Task requirements: Each line from the beginning of the data below through the line containing "color=FRAME, zorder=0))" should be repeated exactly, please.

Supplied material:
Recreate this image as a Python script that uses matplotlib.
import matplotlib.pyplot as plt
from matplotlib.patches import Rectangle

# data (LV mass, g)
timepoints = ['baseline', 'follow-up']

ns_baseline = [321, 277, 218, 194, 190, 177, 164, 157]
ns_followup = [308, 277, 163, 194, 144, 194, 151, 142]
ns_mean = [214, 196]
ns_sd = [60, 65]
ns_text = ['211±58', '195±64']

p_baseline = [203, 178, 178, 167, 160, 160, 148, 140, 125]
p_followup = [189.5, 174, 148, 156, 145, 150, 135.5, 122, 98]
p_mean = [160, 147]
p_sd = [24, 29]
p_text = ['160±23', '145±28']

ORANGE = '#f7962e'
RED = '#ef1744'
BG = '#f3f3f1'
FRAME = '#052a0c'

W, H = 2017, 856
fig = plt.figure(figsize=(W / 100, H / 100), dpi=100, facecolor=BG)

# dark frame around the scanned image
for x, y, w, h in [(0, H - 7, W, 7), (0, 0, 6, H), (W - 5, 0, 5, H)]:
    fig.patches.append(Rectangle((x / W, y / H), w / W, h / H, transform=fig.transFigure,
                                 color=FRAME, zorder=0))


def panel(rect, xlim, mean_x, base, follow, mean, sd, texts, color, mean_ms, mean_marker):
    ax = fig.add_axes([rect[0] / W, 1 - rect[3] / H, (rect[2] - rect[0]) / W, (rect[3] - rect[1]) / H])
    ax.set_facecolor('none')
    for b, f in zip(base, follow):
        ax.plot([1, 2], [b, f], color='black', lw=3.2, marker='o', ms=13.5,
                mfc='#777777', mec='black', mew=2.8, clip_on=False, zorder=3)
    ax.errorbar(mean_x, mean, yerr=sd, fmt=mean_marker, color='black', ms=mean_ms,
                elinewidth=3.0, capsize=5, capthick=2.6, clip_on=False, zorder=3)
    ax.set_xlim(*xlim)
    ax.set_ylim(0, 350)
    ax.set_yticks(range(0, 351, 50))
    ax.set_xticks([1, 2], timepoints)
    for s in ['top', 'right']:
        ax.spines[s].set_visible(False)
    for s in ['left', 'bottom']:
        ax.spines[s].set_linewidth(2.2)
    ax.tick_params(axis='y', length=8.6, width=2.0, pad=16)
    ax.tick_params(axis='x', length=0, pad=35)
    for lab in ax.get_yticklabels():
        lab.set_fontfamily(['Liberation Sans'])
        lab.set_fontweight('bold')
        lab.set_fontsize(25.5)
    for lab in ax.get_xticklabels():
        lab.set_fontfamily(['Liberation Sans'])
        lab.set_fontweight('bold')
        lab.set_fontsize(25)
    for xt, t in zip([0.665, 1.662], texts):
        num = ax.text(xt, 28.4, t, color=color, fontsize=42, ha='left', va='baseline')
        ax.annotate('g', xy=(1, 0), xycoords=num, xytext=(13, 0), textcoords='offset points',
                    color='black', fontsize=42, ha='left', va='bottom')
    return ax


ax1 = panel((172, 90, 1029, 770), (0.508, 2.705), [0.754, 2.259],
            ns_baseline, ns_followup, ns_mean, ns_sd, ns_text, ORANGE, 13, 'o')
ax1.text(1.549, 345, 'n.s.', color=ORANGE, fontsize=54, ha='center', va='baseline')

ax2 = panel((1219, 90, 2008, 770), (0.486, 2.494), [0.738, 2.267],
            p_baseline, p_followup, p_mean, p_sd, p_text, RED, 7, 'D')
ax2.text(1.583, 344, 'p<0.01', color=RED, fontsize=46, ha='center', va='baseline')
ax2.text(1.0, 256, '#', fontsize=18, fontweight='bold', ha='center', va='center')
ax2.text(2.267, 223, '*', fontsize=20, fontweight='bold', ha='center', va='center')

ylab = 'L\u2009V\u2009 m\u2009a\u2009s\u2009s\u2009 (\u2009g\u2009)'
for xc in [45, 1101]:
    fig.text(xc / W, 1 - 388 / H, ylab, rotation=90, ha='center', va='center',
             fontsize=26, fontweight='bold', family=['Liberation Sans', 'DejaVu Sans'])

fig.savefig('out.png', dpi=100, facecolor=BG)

Response to this exercise:
Recreate this image as a Python script that uses matplotlib.
import matplotlib.pyplot as plt
from matplotlib.patches import Rectangle

# data (LV mass, g)
timepoints = ['baseline', 'follow-up']

ns_baseline = [321, 277, 218, 194, 190, 177, 164, 157]
ns_followup = [308, 277, 163, 194, 144, 194, 151, 142]
ns_mean = [214, 196]
ns_sd = [60, 65]
ns_text = ['211±58', '195±64']

p_baseline = [203, 178, 178, 167, 160, 160, 148, 140, 125]
p_followup = [189.5, 174, 148, 156, 145, 150, 135.5, 122, 98]
p_mean = [160, 147]
p_sd = [24, 29]
p_text = ['160±23', '145±28']

ORANGE = '#f7962e'
RED = '#ef1744'
BG = '#f3f3f1'
FRAME = '#052a0c'

W, H = 2017, 856
fig = plt.figure(figsize=(W / 100, H / 100), dpi=100, facecolor=BG)

# dark frame around the scanned image
for x, y, w, h in [(0, H - 7, W, 7), (0, 0, 6, H), (W - 5, 0, 5, H)]:
    fig.patches.append(Rectangle((x / W, y / H), w / W, h / H, transform=fig.transFigure,
                                 color=FRAME, zorder=0))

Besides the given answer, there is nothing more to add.